::: DATASET CONTENT

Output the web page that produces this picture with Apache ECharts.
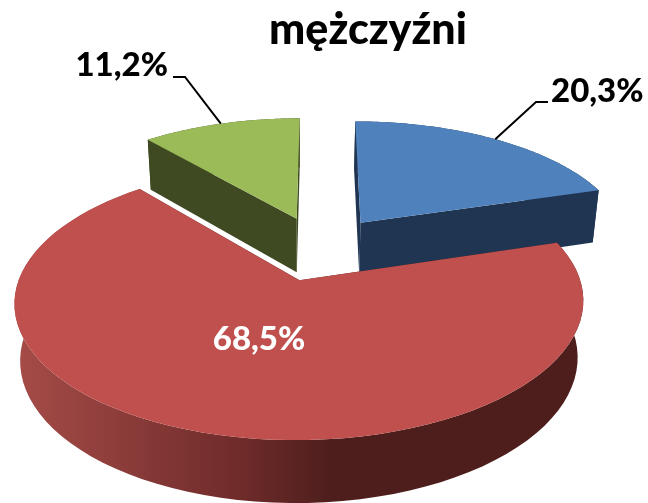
<!DOCTYPE html>
<html>
<head>
<meta charset="utf-8">
<style>html,body{margin:0;padding:0;background:#fff}#main{width:648px;height:503px}</style>
<script src="https://cdn.jsdelivr.net/npm/echarts@6/dist/echarts.min.js"></script>
</head>
<body>
<div id="main"></div>
<script>
var titleText = 'mężczyźni'
var sliceNames = ['niebieski', 'czerwony', 'zielony']
var shares = [20.3, 68.5, 11.2]
var shareLabels = ['20,3%', '68,5%', '11,2%']

// colours and label places, same order as shares
var topColors = ['#4f81bd', '#c0504d', '#9bbb59']
var wallColors = ['#1f3552', '#4d1e1c', '#3f4a22']
var labelPos = [[551, 91, 'left'], [259, 339, 'center'], [168, 65, 'right']]
var leaders = [[[536, 102], [548, 102]], null, [[185, 77], [173, 77]]]
var drawZ = [1, 2, 0] // green at the back, red in front

// fake 3d: perspective projection of a flat disc
var cx = 320, cy = 248, R = 270, kR = 124.2, dist = 6.5, explode = 0.26
function project(u, v) {
    var s = dist / (dist - v)
    return [cx + R * u * s, cy + kR * v * s]
}
function lower(p) {
    return [300 + (p[0] - 300) * 0.98, 1.043 * (p[1] - 140) + 190]
}

var total = shares.reduce(function (a, b) { return a + b }, 0)

function renderSlice(params, api) {
    var i = api.value(0)
    var before = 0
    for (var k = 0; k < i; k++) before += shares[k]
    var a0 = before / total * Math.PI * 2
    var a1 = (before + api.value(1)) / total * Math.PI * 2
    var mid = (a0 + a1) / 2
    var ou = explode * Math.sin(mid), ov = -explode * Math.cos(mid)
    var apex = project(ou, ov)
    var arc = []
    var steps = 80
    for (var n = 0; n <= steps; n++) {
        var a = a0 + (a1 - a0) * n / steps
        arc.push(project(ou + Math.sin(a), ov - Math.cos(a)))
    }
    var arcLow = arc.map(lower).reverse()
    var wall = wallColors[i]
    var arcFill = i === 1 ? {
        type: 'linear', x: 14, y: 0, x2: 584, y2: 0, global: true,
        colorStops: [
            { offset: 0, color: '#a64c48' },
            { offset: 0.4, color: '#6e2b2a' },
            { offset: 0.56, color: '#4d1e1c' },
            { offset: 1, color: '#4d1e1c' }
        ]
    } : wall
    var z = drawZ[i] * 10
    var first = arc[0], last = arc[arc.length - 1]
    var children = [
        { type: 'polygon', z2: z, shape: { points: [apex, first, lower(first), lower(apex)] }, style: { fill: wall } },
        { type: 'polygon', z2: z, shape: { points: [apex, last, lower(last), lower(apex)] }, style: { fill: wall } },
        { type: 'polygon', z2: z + 1, shape: { points: arc.concat(arcLow) }, style: { fill: arcFill } },
        { type: 'polygon', z2: z + 2, shape: { points: [apex].concat(arc) }, style: { fill: topColors[i] } }
    ]
    if (leaders[i]) {
        var touch = arc[Math.round(steps / 2)]
        children.push({
            type: 'polyline', z2: 50,
            shape: { points: [touch].concat(leaders[i]) },
            style: { fill: 'none', stroke: '#000', lineWidth: 2 }
        })
    }
    var lp = labelPos[i]
    children.push({
        type: 'text', z2: 60,
        style: {
            text: shareLabels[i], x: lp[0], y: lp[1], align: lp[2], verticalAlign: 'middle',
            font: '900 33px Lato', fill: i === 1 ? '#fff' : '#000'
        }
    })
    return { type: 'group', children: children }
}

var chart = echarts.init(document.getElementById('main'), null, { renderer: 'canvas' })
chart.setOption({
    animation: false,
    backgroundColor: '#fff',
    title: {
        text: titleText, left: 363, top: 4, textAlign: 'center',
        textStyle: { fontFamily: 'Lato', fontWeight: 900, fontSize: 43, color: '#000' }
    },
    series: [{
        type: 'custom',
        coordinateSystem: 'none',
        renderItem: renderSlice,
        data: shares.map(function (v, i) { return { name: sliceNames[i], value: [i, v] } })
    }]
})
</script>
</body>
</html>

::::::

= PROBLEM REQUIREMENTS =
With all pictures left out, please transcribe exactly the lines from the start of the material through the line with "var shareLabels = ['20,3%', '68,5%', '11,2%']".

= EXERCISE ANSWER =
Output the web page that produces this picture with Apache ECharts.
<!DOCTYPE html>
<html>
<head>
<meta charset="utf-8">
<style>html,body{margin:0;padding:0;background:#fff}#main{width:648px;height:503px}</style>
<script src="https://cdn.jsdelivr.net/npm/echarts@6/dist/echarts.min.js"></script>
</head>
<body>
<div id="main"></div>
<script>
var titleText = 'mężczyźni'
var sliceNames = ['niebieski', 'czerwony', 'zielony']
var shares = [20.3, 68.5, 11.2]
var shareLabels = ['20,3%', '68,5%', '11,2%']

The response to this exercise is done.